Let us begin with a little Greek mythology. Hermes – son of Zeus, god of thieves and commerce and messenger of Olympus – and Krokos, a mortal youth, were best friends. One day, while the two friends were practicing their discus throwing, Hermes accidentally hit Crocus on the head and wounded him fatally. On the very spot where he was felled, a beautiful flower sprang up. Three drops of blood from Krokos’s head fell on the center of the flower, from which three stigmas grew. This is just one of many origin stories for Crocus sativus, or the saffron crocus, whose crimson stigmas are harvested to make the highly prized spice of the same name.
In ancient Greece, the saffron crocus was considered a rare pharmaceutical plant. Mentions of it in medical writings date from classical Greek and Roman times all the way through the Middle Ages. Hippocrates and others have noted saffron’s uses as a natural painkiller, aphrodisiac, wound healer and remedy for upset stomach or insomnia.

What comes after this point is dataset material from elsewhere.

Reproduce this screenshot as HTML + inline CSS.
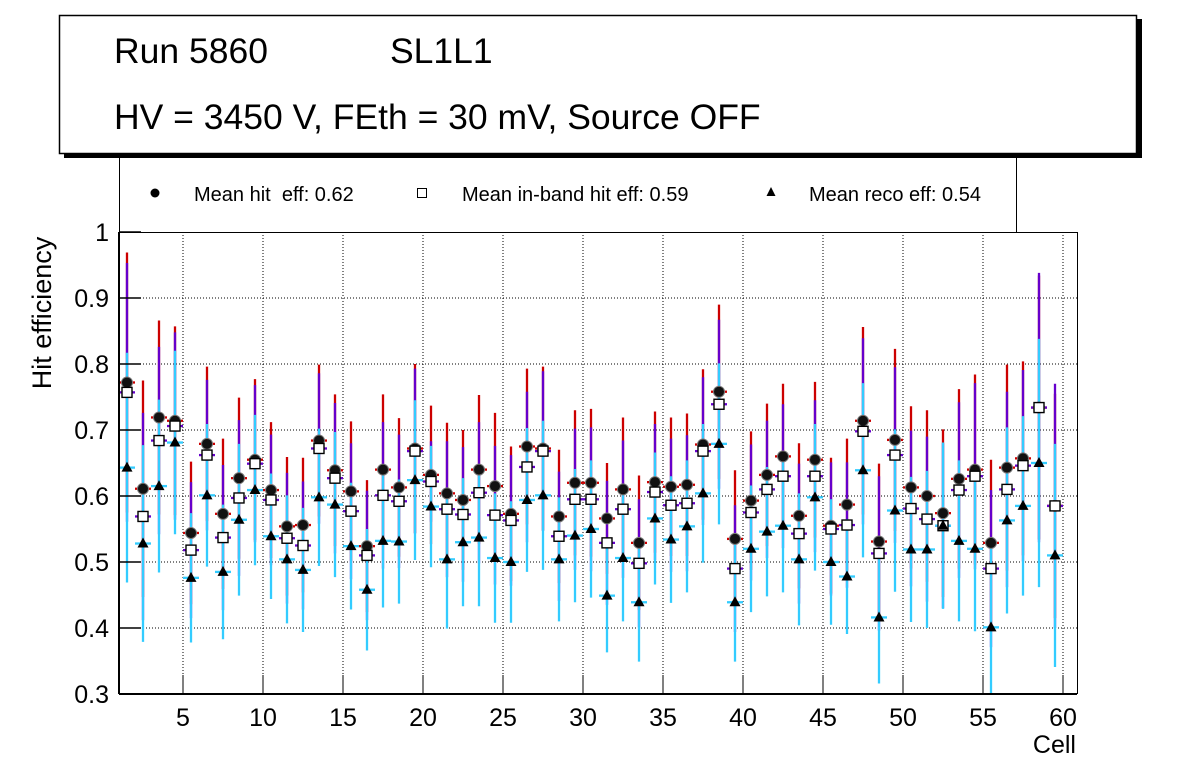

For more than 300 years, the Greek crocus has been methodically cultivated in the rich soils of an area that connects 40 neighboring villages known collectively as Krokohoria (Crocus Villages) in Kozani, on the plains of western Macedonia. The Kozani Saffron Cooperative, founded in 1971, consists of 1,000 members and has the exclusive right to collect, pack and distribute Kozani saffron. Here, they produce 6 to 9 tons of organic krokos kozanis (Greek red saffron, which has a protected designation of origin) each year. Saffron is grown in many other countries, including Spain and Italy, and Iran leads with more than 90 percent of total production. Greece’s share is small but highly sought after – so much so, in fact, that these crocus farmers have prospered through the economic crisis.
In late summer or early fall, farmers here plant the crocus’s small bulbs when the temperature is just right. The flowers reach full blossom in mid-October, carpeting the fields of Kozani with spectacular blue-purple blossoms.
Harvesting saffron is not an easy task. At first daylight, flowers pop up, and workers carefully walk through the fields, methodically bending over to collect plants for hours, placing them first in cloth bags and then in large baskets. A skilled worker can collect up to 20,000 flowers in a single day. When the sun sets, the workers leave to rest and return the next morning to harvest again.
Not all the workers get to go home, however; the stigmas must be extracted and dried on the same day the plants are harvested. Though saffron producer George Lalos is in the fields at 7:30 a.m. and picks all day, he and other farmers stay up until 2 a.m. every night, taking the plants to dedicated warehouses, where a centrifuge separates the flower petals from the stigmas. They handpick the stigmas and separate them by color: bright red stigmas are first class, while lighter-colored orange-yellow ones are second. Not all stigmas make it to market. All the stigmas are transferred onto a wooden plank in order to dry overnight in a well-ventilated room. Lalos and the others then sleep for a few hours and return to the fields at 7:30 a.m. They repeat this intense cycle for three to four weeks.
It takes 150,000 flowers to produce 1 kilogram of dried crocus stigmas, which makes saffron the most expensive spice in the world. Saffron is exported everywhere around the world to use not only in cooking, but also as a natural textile dye, in the cosmetics industry and also for religious purposes in China and India. Interestingly enough, saffron is not much used in Greek cooking, not even in Macedonia, where it might be used only to flavor some coffee or tsipouro. While Greeks might add a little of the spice to rice or baked orzo, they are more likely to buy saffron to make paella or bouillabaisse.
When we’re looking to buy Kozani saffron in Athens, we head to Pantopoleion tis Mesogeiakis Diatrofis, a wonderful shop that sells all kinds of excellent Greek food items made by small producers. Krokos kozanis isn’t cheap, but a little goes a long way.